Written problem:
Leaving out every picture, quote the data below exactly as it appears.

Provided data:
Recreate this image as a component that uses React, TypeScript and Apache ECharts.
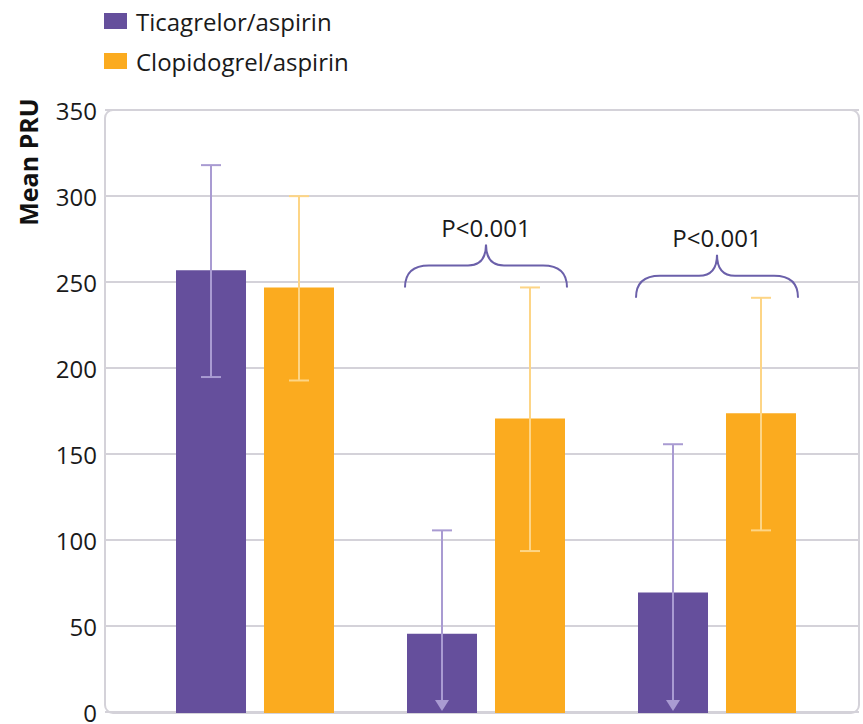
import React, { useEffect, useRef } from "react";
import * as echarts from "echarts";

const categories = ["Baseline", "Follow-up 1", "Follow-up 2"];
const seriesNames = ["Ticagrelor/aspirin", "Clopidogrel/aspirin"];
const ticagrelorMean = [257, 46, 70];
const clopidogrelMean = [247, 171, 174];
const ticagrelorUpper = [318, 106, 156];
const ticagrelorLower = [195, 0, 0];
const ticagrelorTruncated = [0, 1, 1];
const clopidogrelUpper = [300, 247, 241];
const clopidogrelLower = [193, 94, 106];
const braceCategories = [1, 2];
const braceBase = [247, 241];
const braceLabels = ["P<0.001", "P<0.001"];
const yTicks = [0, 50, 100, 150, 200, 250, 300, 350];

const PURPLE = "#654f9c";
const ORANGE = "#fbab1f";
const PURPLE_ERR = "#a99bd2";
const ORANGE_ERR = "#fdd586";
const BRACE = "#6b60aa";
const GRID = "#d4d2d9";
const FONT = "'Open Sans', 'Noto Sans', sans-serif";

export default function App() {
  const ref = useRef<HTMLDivElement>(null);
  useEffect(() => {
    if (!ref.current) return;
    const chart = echarts.init(ref.current, null, { renderer: "svg" });

    const errRender = (offset: number, color: string) => (params: any, api: any) => {
      const cat = api.value(0);
      const lo = api.value(1);
      const hi = api.value(2);
      const trunc = api.value(3);
      const pHi = api.coord([cat, hi]);
      const pLo = api.coord([cat, lo]);
      const x = pHi[0] + offset;
      const cap = 10;
      const style = { stroke: color, lineWidth: 2 };
      const children: any[] = [
        { type: "line", shape: { x1: x, y1: pHi[1], x2: x, y2: trunc ? pLo[1] - 4 : pLo[1] }, style },
        { type: "line", shape: { x1: x - cap, y1: pHi[1], x2: x + cap, y2: pHi[1] }, style },
      ];
      if (trunc) {
        children.push({
          type: "polygon",
          shape: { points: [[x - 7, pLo[1] - 13], [x + 7, pLo[1] - 13], [x, pLo[1] - 2]] },
          style: { fill: color },
        });
      } else {
        children.push({ type: "line", shape: { x1: x - cap, y1: pLo[1], x2: x + cap, y2: pLo[1] }, style });
      }
      return { type: "group", children };
    };

    const braceRender = (params: any, api: any) => {
      const cat = api.value(0);
      const base = api.value(1);
      const p = api.coord([cat, base]);
      const cx = p[0];
      const y0 = p[1];
      const w = 81;
      const h = 43;
      const m = 22;
      const d =
        `M${cx - w},${y0} C${cx - w},${y0 - 15} ${cx - w + 9},${y0 - m} ${cx - w + 24},${y0 - m} ` +
        `L${cx - 18},${y0 - m} C${cx - 6},${y0 - m} ${cx},${y0 - 29} ${cx},${y0 - h} ` +
        `C${cx},${y0 - 29} ${cx + 6},${y0 - m} ${cx + 18},${y0 - m} ` +
        `L${cx + w - 24},${y0 - m} C${cx + w - 9},${y0 - m} ${cx + w},${y0 - 15} ${cx + w},${y0}`;
      return {
        type: "group",
        children: [
          { type: "path", shape: { pathData: d }, style: { stroke: BRACE, lineWidth: 2, fill: "none" } },
          {
            type: "text",
            x: cx,
            y: y0 - h - 17,
            style: {
              text: braceLabels[params.dataIndex],
              font: `24px ${FONT}`,
              fill: "#1a1a1a",
              align: "center",
              verticalAlign: "middle",
            },
          },
        ],
      };
    };

    const option: any = {
      animation: false,
      backgroundColor: "#ffffff",
      textStyle: { fontFamily: FONT },
      legend: {
        data: seriesNames,
        orient: "vertical",
        left: 104,
        top: 9,
        padding: 0,
        itemWidth: 23,
        itemHeight: 16,
        itemGap: 16,
        icon: "rect",
        textStyle: { fontSize: 24, lineHeight: 24, color: "#1a1a1a", fontFamily: FONT, padding: [0, 0, 0, 4] },
      },
      graphic: [
        {
          type: "rect",
          z: -1,
          shape: { x: 105, y: 110, width: 754, height: 603, r: 8 },
          style: { fill: "none", stroke: GRID, lineWidth: 2 },
        },
        {
          type: "text",
          x: 28,
          y: 162,
          rotation: Math.PI / 2,
          style: {
            text: "Mean PRU",
            font: `bold 25px ${FONT}`,
            fill: "#111",
            align: "center",
            verticalAlign: "middle",
          },
        },
      ],
      grid: [
        { left: 105, right: 4, top: 110, bottom: 11 },
        { left: 139.5, right: 30.5, top: 110, bottom: 11 },
      ],
      xAxis: [
        { type: "value", gridIndex: 0, show: false, min: 0, max: 1 },
        {
          type: "category",
          gridIndex: 1,
          data: categories,
          show: false,
        },
      ],
      yAxis: [
        {
          type: "value",
          gridIndex: 0,
          min: 0,
          max: 350,
          interval: 50,
          axisLine: { show: false },
          axisTick: { show: false },
          axisLabel: {
            fontSize: 24,
            lineHeight: 20,
            color: "#1a1a1a",
            margin: 8,
            fontFamily: FONT,
            formatter: (v: number) => (yTicks.includes(v) ? String(v) : ""),
          },
          splitLine: { show: true, lineStyle: { color: GRID, width: 2 } },
        },
        { type: "value", gridIndex: 1, min: 0, max: 350, interval: 50, show: false, splitLine: { show: false } },
      ],
      series: [
        {
          name: seriesNames[0],
          type: "bar",
          xAxisIndex: 1,
          yAxisIndex: 1,
          data: ticagrelorMean,
          barWidth: 70,
          barGap: "25.7%",
          itemStyle: { color: PURPLE },
        },
        {
          name: seriesNames[1],
          type: "bar",
          xAxisIndex: 1,
          yAxisIndex: 1,
          data: clopidogrelMean,
          barWidth: 70,
          barGap: "25.7%",
          itemStyle: { color: ORANGE },
        },
        {
          type: "custom",
          xAxisIndex: 1,
          yAxisIndex: 1,
          z: 5,
          renderItem: errRender(-44, PURPLE_ERR),
          data: categories.map((_, i) => [i, ticagrelorLower[i], ticagrelorUpper[i], ticagrelorTruncated[i]]),
        },
        {
          type: "custom",
          xAxisIndex: 1,
          yAxisIndex: 1,
          z: 5,
          renderItem: errRender(44, ORANGE_ERR),
          data: categories.map((_, i) => [i, clopidogrelLower[i], clopidogrelUpper[i], 0]),
        },
        {
          type: "custom",
          xAxisIndex: 1,
          yAxisIndex: 1,
          z: 6,
          renderItem: braceRender,
          data: braceCategories.map((c, i) => [c, braceBase[i]]),
        },
      ],
    };
    chart.setOption(option);
    return () => chart.dispose();
  }, []);
  return <div ref={ref} style={{ width: 863, height: 724, position: "absolute", left: 0, top: 0 }} />;
}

Reply to the exercise:
Recreate this image as a component that uses React, TypeScript and Apache ECharts.
import React, { useEffect, useRef } from "react";
import * as echarts from "echarts";

const categories = ["Baseline", "Follow-up 1", "Follow-up 2"];
const seriesNames = ["Ticagrelor/aspirin", "Clopidogrel/aspirin"];
const ticagrelorMean = [257, 46, 70];
const clopidogrelMean = [247, 171, 174];
const ticagrelorUpper = [318, 106, 156];
const ticagrelorLower = [195, 0, 0];
const ticagrelorTruncated = [0, 1, 1];
const clopidogrelUpper = [300, 247, 241];
const clopidogrelLower = [193, 94, 106];
const braceCategories = [1, 2];
const braceBase = [247, 241];
const braceLabels = ["P<0.001", "P<0.001"];
const yTicks = [0, 50, 100, 150, 200, 250, 300, 350];

const PURPLE = "#654f9c";
const ORANGE = "#fbab1f";
const PURPLE_ERR = "#a99bd2";
const ORANGE_ERR = "#fdd586";
const BRACE = "#6b60aa";
const GRID = "#d4d2d9";
const FONT = "'Open Sans', 'Noto Sans', sans-serif";

export default function App() {
  const ref = useRef<HTMLDivElement>(null);
  useEffect(() => {
    if (!ref.current) return;
    const chart = echarts.init(ref.current, null, { renderer: "svg" });

    const errRender = (offset: number, color: string) => (params: any, api: any) => {
      const cat = api.value(0);
      const lo = api.value(1);
      const hi = api.value(2);
      const trunc = api.value(3);
      const pHi = api.coord([cat, hi]);
      const pLo = api.coord([cat, lo]);
      const x = pHi[0] + offset;
      const cap = 10;
      const style = { stroke: color, lineWidth: 2 };
      const children: any[] = [
        { type: "line", shape: { x1: x, y1: pHi[1], x2: x, y2: trunc ? pLo[1] - 4 : pLo[1] }, style },
        { type: "line", shape: { x1: x - cap, y1: pHi[1], x2: x + cap, y2: pHi[1] }, style },
      ];
      if (trunc) {
        children.push({
          type: "polygon",
          shape: { points: [[x - 7, pLo[1] - 13], [x + 7, pLo[1] - 13], [x, pLo[1] - 2]] },
          style: { fill: color },
        });
      } else {
        children.push({ type: "line", shape: { x1: x - cap, y1: pLo[1], x2: x + cap, y2: pLo[1] }, style });
      }
      return { type: "group", children };
    };

    const braceRender = (params: any, api: any) => {
      const cat = api.value(0);
      const base = api.value(1);
      const p = api.coord([cat, base]);
      const cx = p[0];
      const y0 = p[1];
      const w = 81;
      const h = 43;
      const m = 22;
      const d =
        `M${cx - w},${y0} C${cx - w},${y0 - 15} ${cx - w + 9},${y0 - m} ${cx - w + 24},${y0 - m} ` +
        `L${cx - 18},${y0 - m} C${cx - 6},${y0 - m} ${cx},${y0 - 29} ${cx},${y0 - h} ` +
        `C${cx},${y0 - 29} ${cx + 6},${y0 - m} ${cx + 18},${y0 - m} ` +
        `L${cx + w - 24},${y0 - m} C${cx + w - 9},${y0 - m} ${cx + w},${y0 - 15} ${cx + w},${y0}`;
      return {
        type: "group",
        children: [
          { type: "path", shape: { pathData: d }, style: { stroke: BRACE, lineWidth: 2, fill: "none" } },
          {
            type: "text",
            x: cx,
            y: y0 - h - 17,
            style: {
              text: braceLabels[params.dataIndex],
              font: `24px ${FONT}`,
              fill: "#1a1a1a",
              align: "center",
              verticalAlign: "middle",
            },
          },
        ],
      };
    };

    const option: any = {
      animation: false,
      backgroundColor: "#ffffff",
      textStyle: { fontFamily: FONT },
      legend: {
        data: seriesNames,
        orient: "vertical",
        left: 104,
        top: 9,
        padding: 0,
        itemWidth: 23,
        itemHeight: 16,
        itemGap: 16,
        icon: "rect",
        textStyle: { fontSize: 24, lineHeight: 24, color: "#1a1a1a", fontFamily: FONT, padding: [0, 0, 0, 4] },
      },
      graphic: [
        {
          type: "rect",
          z: -1,
          shape: { x: 105, y: 110, width: 754, height: 603, r: 8 },
          style: { fill: "none", stroke: GRID, lineWidth: 2 },
        },
        {
          type: "text",
          x: 28,
          y: 162,
          rotation: Math.PI / 2,
          style: {
            text: "Mean PRU",
            font: `bold 25px ${FONT}`,
            fill: "#111",
            align: "center",
            verticalAlign: "middle",
          },
        },
      ],
      grid: [
        { left: 105, right: 4, top: 110, bottom: 11 },
        { left: 139.5, right: 30.5, top: 110, bottom: 11 },
      ],
      xAxis: [
        { type: "value", gridIndex: 0, show: false, min: 0, max: 1 },
        {
          type: "category",
          gridIndex: 1,
          data: categories,
          show: false,
        },
      ],
      yAxis: [
        {
          type: "value",
          gridIndex: 0,
          min: 0,
          max: 350,
          interval: 50,
          axisLine: { show: false },
          axisTick: { show: false },
          axisLabel: {
            fontSize: 24,
            lineHeight: 20,
            color: "#1a1a1a",
            margin: 8,
            fontFamily: FONT,
            formatter: (v: number) => (yTicks.includes(v) ? String(v) : ""),
          },
          splitLine: { show: true, lineStyle: { color: GRID, width: 2 } },
        },
        { type: "value", gridIndex: 1, min: 0, max: 350, interval: 50, show: false, splitLine: { show: false } },
      ],
      series: [
        {
          name: seriesNames[0],
          type: "bar",
          xAxisIndex: 1,
          yAxisIndex: 1,
          data: ticagrelorMean,
          barWidth: 70,
          barGap: "25.7%",
          itemStyle: { color: PURPLE },
        },
        {
          name: seriesNames[1],
          type: "bar",
          xAxisIndex: 1,
          yAxisIndex: 1,
          data: clopidogrelMean,
          barWidth: 70,
          barGap: "25.7%",
          itemStyle: { color: ORANGE },
        },
        {
          type: "custom",
          xAxisIndex: 1,
          yAxisIndex: 1,
          z: 5,
          renderItem: errRender(-44, PURPLE_ERR),
          data: categories.map((_, i) => [i, ticagrelorLower[i], ticagrelorUpper[i], ticagrelorTruncated[i]]),
        },
        {
          type: "custom",
          xAxisIndex: 1,
          yAxisIndex: 1,
          z: 5,
          renderItem: errRender(44, ORANGE_ERR),
          data: categories.map((_, i) => [i, clopidogrelLower[i], clopidogrelUpper[i], 0]),
        },
        {
          type: "custom",
          xAxisIndex: 1,
          yAxisIndex: 1,
          z: 6,
          renderItem: braceRender,
          data: braceCategories.map((c, i) => [c, braceBase[i]]),
        },
      ],
    };
    chart.setOption(option);
    return () => chart.dispose();
  }, []);
  return <div ref={ref} style={{ width: 863, height: 724, position: "absolute", left: 0, top: 0 }} />;
}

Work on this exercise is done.